Charts and diagrams as code
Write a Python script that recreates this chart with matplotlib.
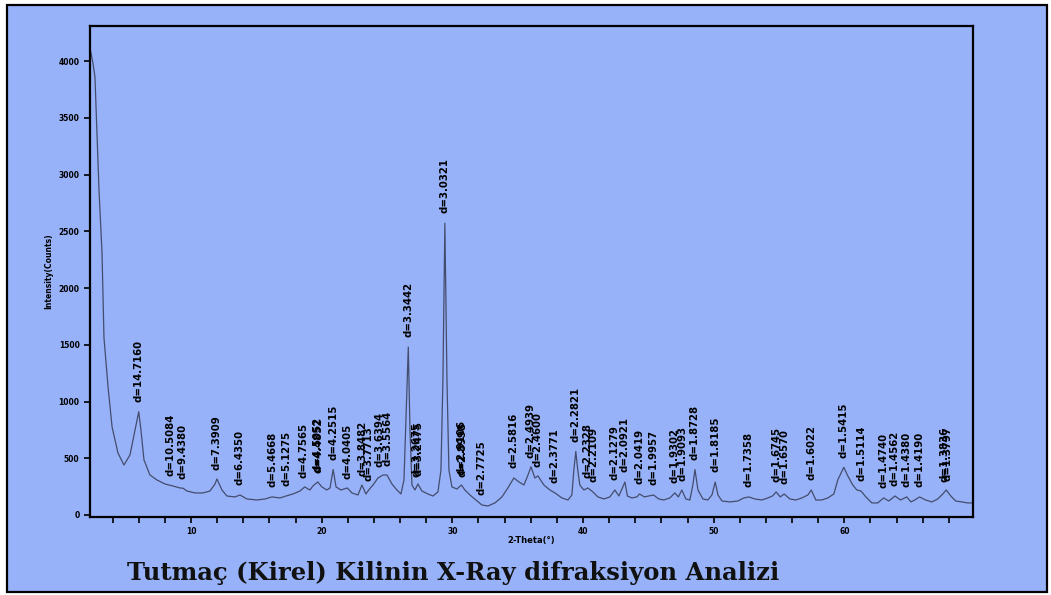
import numpy as np
import matplotlib
matplotlib.use('Agg')
import matplotlib.pyplot as plt
from matplotlib.patches import Rectangle
from matplotlib.ticker import MultipleLocator

# XRD taraması: 2-Theta (derece) ve sayım değerleri
two_theta = [2.30, 2.50, 2.65, 2.96, 3.19, 3.34, 3.65, 3.96, 4.41, 4.87,
             5.33, 5.64, 6.00, 6.17, 6.40, 6.86, 7.40, 8.01, 8.40, 8.62,
             9.16, 9.40, 9.69, 10.31, 10.92, 11.45, 11.84, 11.98, 12.37, 12.75,
             13.37, 13.75, 14.28, 15.05, 15.66, 16.20, 16.81, 17.27, 17.80, 18.34,
             18.70, 19.10, 19.33, 19.70, 20.02, 20.40, 20.64, 20.88, 21.10, 21.48,
             21.96, 22.32, 22.78, 23.08, 23.39, 23.60, 23.93, 24.31, 24.69, 25.00,
             25.38, 25.76, 26.07, 26.30, 26.45, 26.63, 26.76, 26.91, 27.14, 27.37,
             27.67, 28.13, 28.52, 28.90, 29.13, 29.28, 29.43, 29.59, 29.74, 29.97,
             30.35, 30.70, 30.96, 31.35, 31.80, 32.26, 32.72, 33.26, 33.80, 34.25,
             34.71, 35.10, 35.48, 35.79, 36.02, 36.32, 36.55, 37.01, 37.47, 37.85,
             38.39, 38.85, 39.15, 39.30, 39.45, 39.60, 39.76, 40.07, 40.37, 40.76,
             41.14, 41.60, 42.06, 42.44, 42.75, 43.21, 43.40, 43.74, 44.12, 44.33,
             44.70, 45.40, 45.80, 46.19, 46.65, 47.03, 47.30, 47.57, 47.87, 48.18,
             48.41, 48.57, 48.80, 49.18, 49.56, 49.87, 50.12, 50.33, 50.64, 51.25,
             51.85, 52.31, 52.69, 53.15, 53.69, 54.15, 54.50, 54.78, 55.10, 55.40,
             55.83, 56.29, 56.75, 57.21, 57.47, 57.82, 58.28, 58.74, 59.20, 59.50,
             59.96, 60.27, 60.65, 60.96, 61.28, 61.65, 62.11, 62.56, 63.01, 63.40,
             63.88, 64.30, 64.78, 65.10, 65.39, 65.76, 66.22, 66.70, 67.15, 67.54,
             67.80, 68.15, 68.53, 68.99, 69.45, 69.83]
counts = [4100, 3980, 3860, 2860, 2310, 1560, 1130, 775, 546, 440,
          529, 705, 910, 749, 485, 352, 308, 273, 262, 255,
          238, 235, 211, 194, 194, 211, 273, 317, 220, 167,
          159, 176, 141, 132, 141, 159, 150, 167, 185, 211,
          247, 220, 255, 291, 247, 220, 238, 400, 247, 220,
          238, 194, 176, 264, 185, 220, 264, 326, 352, 352,
          273, 220, 185, 308, 837, 1480, 749, 264, 220, 273,
          211, 185, 167, 203, 396, 1189, 2572, 1189, 396, 247,
          229, 264, 220, 176, 132, 88, 79, 106, 159, 238,
          326, 291, 264, 352, 425, 326, 344, 264, 220, 194,
          150, 132, 176, 396, 560, 396, 264, 220, 238, 203,
          159, 141, 159, 220, 167, 290, 167, 150, 159, 185,
          159, 176, 141, 132, 150, 194, 159, 220, 141, 132,
          264, 400, 220, 141, 132, 176, 290, 176, 123, 115,
          123, 150, 159, 141, 132, 150, 167, 203, 159, 185,
          141, 132, 150, 176, 220, 132, 132, 150, 185, 308,
          420, 344, 264, 220, 211, 159, 106, 106, 150, 123,
          167, 132, 159, 115, 132, 159, 132, 115, 141, 185,
          220, 167, 123, 115, 106, 106]

# etiketlenen pikler: d-aralıkları ve 2-Theta konumları
peak_labels = ["d=14.7160", "d=10.5084", "d=9.4380", "d=7.3909", "d=6.4350",
               "d=5.4668", "d=5.1275", "d=4.7565", "d=4.5052", "d=4.4852",
               "d=4.2515", "d=4.0405", "d=3.8482", "d=3.7713", "d=3.6394",
               "d=3.5564", "d=3.3442", "d=3.2675", "d=3.2475", "d=3.0321",
               "d=2.9106", "d=2.8998", "d=2.7725", "d=2.5816", "d=2.4939",
               "d=2.4600", "d=2.3771", "d=2.2821", "d=2.2328", "d=2.2109",
               "d=2.1279", "d=2.0921", "d=2.0419", "d=1.9957", "d=1.9302",
               "d=1.9093", "d=1.8728", "d=1.8185", "d=1.7358", "d=1.6745",
               "d=1.6570", "d=1.6022", "d=1.5415", "d=1.5114", "d=1.4740",
               "d=1.4562", "d=1.4380", "d=1.4190", "d=1.3836", "d=1.3797"]
peak_pos = [6.00, 8.41, 9.36, 11.96, 13.75,
            16.20, 17.28, 18.64, 19.69, 19.78,
            20.88, 21.98, 23.09, 23.57, 24.44,
            25.02, 26.63, 27.27, 27.44, 29.43,
            30.69, 30.81, 32.26, 34.72, 35.98,
            36.50, 37.81, 39.45, 40.36, 40.78,
            42.45, 43.21, 44.33, 45.41, 47.04,
            47.59, 48.57, 50.12, 52.69, 54.78,
            55.40, 57.47, 59.96, 61.28, 63.01,
            63.88, 64.78, 65.76, 67.66, 67.87]

y_ticks = [0, 500, 1000, 1500, 2000, 2500, 3000, 3500, 4000]
x_ticks = [10, 20, 30, 40, 50, 60]

bg = '#97b2f9'
W, H = 1051, 595

fig = plt.figure(figsize=(W / 100, H / 100), dpi=100, facecolor='white')
# mavi zemin ve siyah çerçeve (eksenlerin arkasında)
fig.patches.append(Rectangle((7 / W, 1 - 592 / H), (1047 - 7) / W, (592 - 5) / H,
                             transform=fig.transFigure, facecolor=bg,
                             edgecolor='black', lw=1.6, zorder=-5))

ax = fig.add_axes([90 / W, 1 - 517 / H, (973 - 90) / W, (517 - 26) / H])
ax.set_facecolor(bg)
ax.set_zorder(2)

ax.plot(two_theta, counts, color='#30334a', lw=0.9, alpha=0.8)

tt = np.array(two_theta)
cc = np.array(counts)
for lab, pos in zip(peak_labels, peak_pos):
    yv = np.interp(pos, tt, cc)
    ax.annotate(lab, xy=(pos, yv), xytext=(0, 7), textcoords='offset points',
                rotation=90, ha='center', va='bottom', fontsize=7.3,
                fontweight='bold', color='black')

ax.set_xlim(2.27, 69.85)
ax.set_ylim(-18, 4310)
ax.set_xticks(x_ticks)
ax.xaxis.set_minor_locator(MultipleLocator(2))
ax.set_yticks(y_ticks)
ax.tick_params(axis='both', which='both', direction='out', length=4, width=1.2,
               labelsize=5.5, colors='black')
for t in ax.get_xticklabels() + ax.get_yticklabels():
    t.set_fontweight('bold')
for sp in ax.spines.values():
    sp.set_linewidth(1.6)

ax.set_ylabel('Intensity(Counts)', fontsize=5.5, fontweight='bold', labelpad=4)
ax.set_xlabel('2-Theta(°)', fontsize=6, fontweight='bold', labelpad=0)

fig.text(453 / W, 1 - 573 / H, 'Tutmaç (Kirel) Kilinin X-Ray difraksiyon Analizi',
         ha='center', va='center', fontsize=17.5, fontweight='bold',
         family='DejaVu Serif', color='#111111')

fig.savefig('out.png', dpi=100, facecolor=fig.get_facecolor())
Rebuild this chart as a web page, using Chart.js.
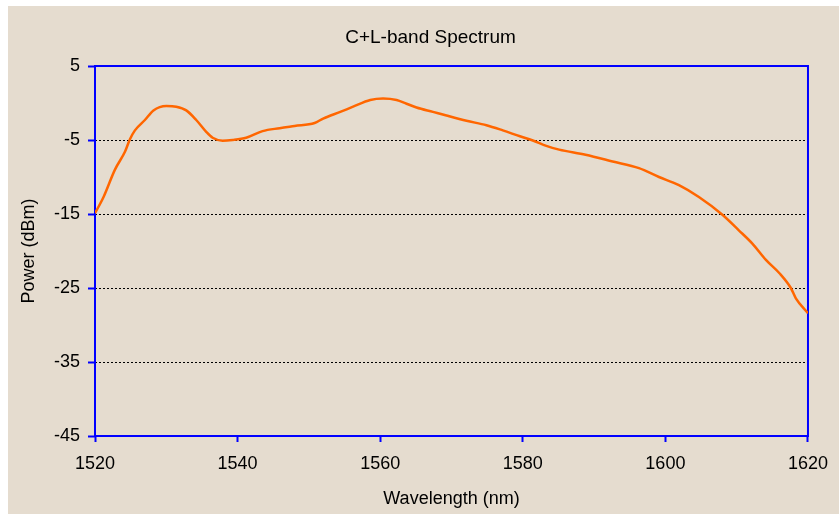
<!DOCTYPE html>
<html>
<head>
<meta charset="utf-8">
<script src="https://cdn.jsdelivr.net/npm/chart.js@4.4.1/dist/chart.umd.min.js"></script>
<style>
  html, body { margin: 0; padding: 0; background: #ffffff; }
  #frame {
    position: absolute;
    left: 8px;
    top: 6px;
    width: 831px;
    height: 508px;
    background: #e5dccf;
  }
  #spectrum { display: block; }
</style>
</head>
<body>
<div id="frame">
  <canvas id="spectrum" width="831" height="508"></canvas>
</div>
<script>
// Values
const wavelengths = [
  1520, 1521.2, 1522.8, 1524.2, 1524.9, 1525.6, 1527, 1528.2, 1530, 1531.4,
  1532.8, 1534.2, 1535.6, 1536.5, 1537.9, 1539.3, 1541.2, 1543.5, 1545.9, 1548,
  1550.8, 1552, 1554.4, 1556.2, 1558.6, 1560.4, 1562.3, 1563.7, 1565.1, 1567.4,
  1569.3, 1572.1, 1574.9, 1577.2, 1579.6, 1581.5, 1583.3, 1585.1, 1588.8, 1592.6,
  1596.3, 1599.1, 1601.9, 1604.7, 1608, 1610.3, 1612.2, 1614.1, 1616, 1617.6,
  1618.3, 1620
];
const powers = [
  -14.9, -12.7, -9.0, -6.6, -4.9, -3.7, -2.3, -1.0, -0.4, -0.5,
  -1.0, -2.3, -3.9, -4.7, -5.1, -5.0, -4.7, -3.8, -3.4, -3.1,
  -2.7, -2.1, -1.2, -0.5, 0.4, 0.6, 0.4, -0.1, -0.6, -1.2,
  -1.7, -2.4, -3.0, -3.7, -4.5, -5.1, -5.8, -6.3, -7.0, -7.9,
  -8.8, -10.0, -11.1, -12.7, -15.1, -17.2, -19.0, -21.2, -23.0, -25.0,
  -26.4, -28.4
];
const xTicks = [1520, 1540, 1560, 1580, 1600, 1620];
const yTicks = [-45, -35, -25, -15, -5, 5];

const chartTitle = "C+L-band Spectrum";
const fontFamily = "'Liberation Sans', Arial, sans-serif";

// Title and blue frame round the plot area
const framePlugin = {
  id: "frame",
  beforeDatasetsDraw(chart) {
    const { ctx, chartArea } = chart;
    ctx.save();
    ctx.setLineDash([]);
    ctx.strokeStyle = "#0000ff";
    ctx.lineWidth = 2;
    ctx.strokeRect(chartArea.left, chartArea.top,
      chartArea.right - chartArea.left, chartArea.bottom - chartArea.top);
    ctx.restore();
  },
  afterDraw(chart) {
    const { ctx } = chart;
    ctx.save();
    ctx.fillStyle = "#000000";
    ctx.font = "19px " + fontFamily;
    ctx.textAlign = "center";
    ctx.textBaseline = "alphabetic";
    ctx.fillText(chartTitle, 422.5, 36.5);
    ctx.restore();
  }
};

new Chart(document.getElementById("spectrum"), {
  type: "line",
  data: {
    datasets: [
      {
        label: "Spectrum",
        data: wavelengths.map((w, i) => ({ x: w, y: powers[i] })),
        borderColor: "#ff6600",
        borderWidth: 2.5,
        pointRadius: 0,
        cubicInterpolationMode: "monotone",
        fill: false,
      },
    ],
  },
  options: {
    responsive: false,
    animation: false,
    layout: { padding: { top: 60, right: 22, left: 0, bottom: 0 } },
    plugins: {
      legend: { display: false },
      title: { display: false },
      tooltip: { enabled: false },
    },
    scales: {
      x: {
        type: "linear",
        min: xTicks[0],
        max: xTicks[xTicks.length - 1],
        afterBuildTicks: (scale) => {
          scale.ticks = xTicks.map((v) => ({ value: v }));
        },
        afterFit: (scale) => { scale.height = 78; },
        grid: {
          drawOnChartArea: false,
          drawTicks: true,
          tickLength: 6,
          tickWidth: 2,
          tickColor: "#0000ff",
        },
        border: { display: false },
        ticks: {
          color: "#000000",
          padding: 11,
          maxRotation: 0,
          font: { family: fontFamily, size: 18 },
          callback: (value) => String(value),
        },
        title: {
          display: true,
          text: "Wavelength (nm)",
          color: "#000000",
          font: { family: fontFamily, size: 18 },
          padding: { top: 0, bottom: 4 },
        },
      },
      y: {
        min: yTicks[0],
        max: yTicks[yTicks.length - 1],
        afterBuildTicks: (scale) => {
          scale.ticks = yTicks.map((v) => ({ value: v }));
        },
        afterFit: (scale) => { scale.width = 87; },
        grid: {
          color: (c) =>
            c.tick && (c.tick.value === 5 || c.tick.value === -45)
              ? "rgba(0,0,0,0)"
              : "#000000",
          lineWidth: 1,
          drawTicks: true,
          tickLength: 7,
          tickWidth: 2,
          tickColor: "#0000ff",
        },
        border: { display: false, dash: [2, 2] },
        ticks: {
          color: "#000000",
          padding: 8,
          font: { family: fontFamily, size: 18 },
          callback: (value) => String(value),
        },
        title: {
          display: true,
          text: "Power (dBm)",
          color: "#000000",
          font: { family: fontFamily, size: 18 },
          padding: { top: 10, bottom: 0 },
        },
      },
    },
  },
  plugins: [framePlugin],
});
</script>
</body>
</html>
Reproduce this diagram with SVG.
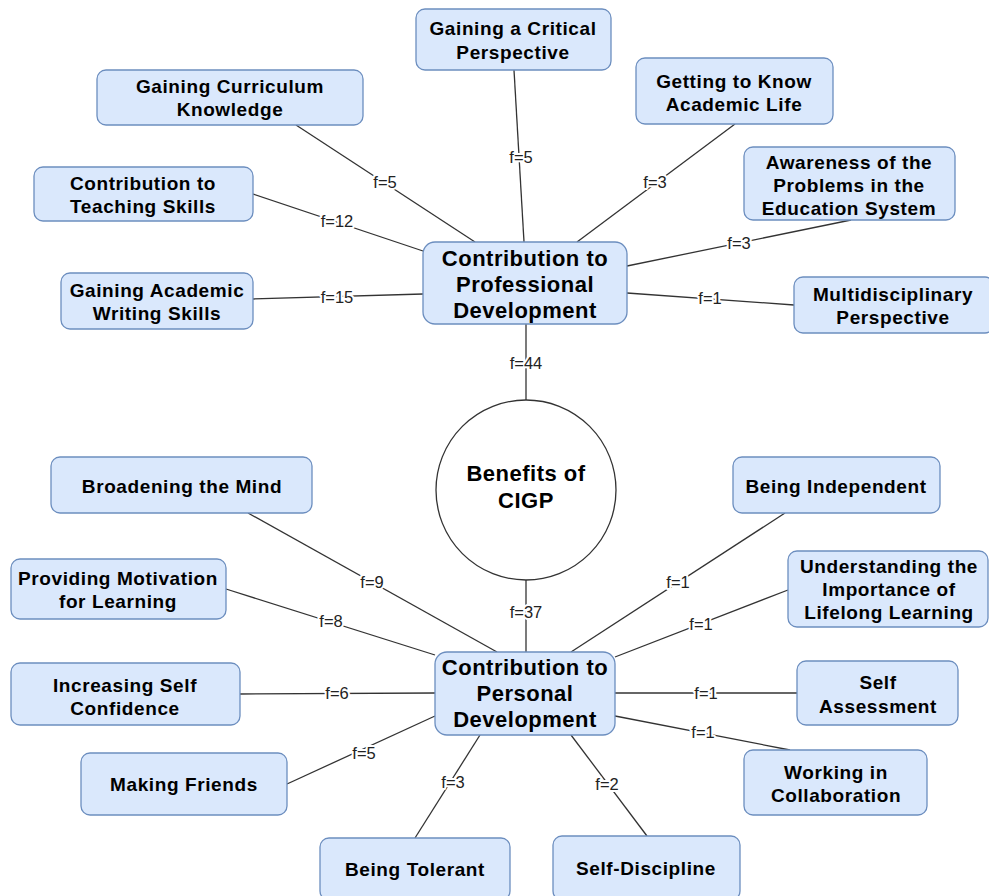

• _OBJECTIVE_: Look through the records and gather each line with the word "script".

• _PROBLEM SOLUTION_:
Write a Python script that recreates this chart with matplotlib.
<script src="https://cdn.jsdelivr.net/npm/chart.js@4.4.1/dist/chart.umd.min.js"></script>
<script>
</script>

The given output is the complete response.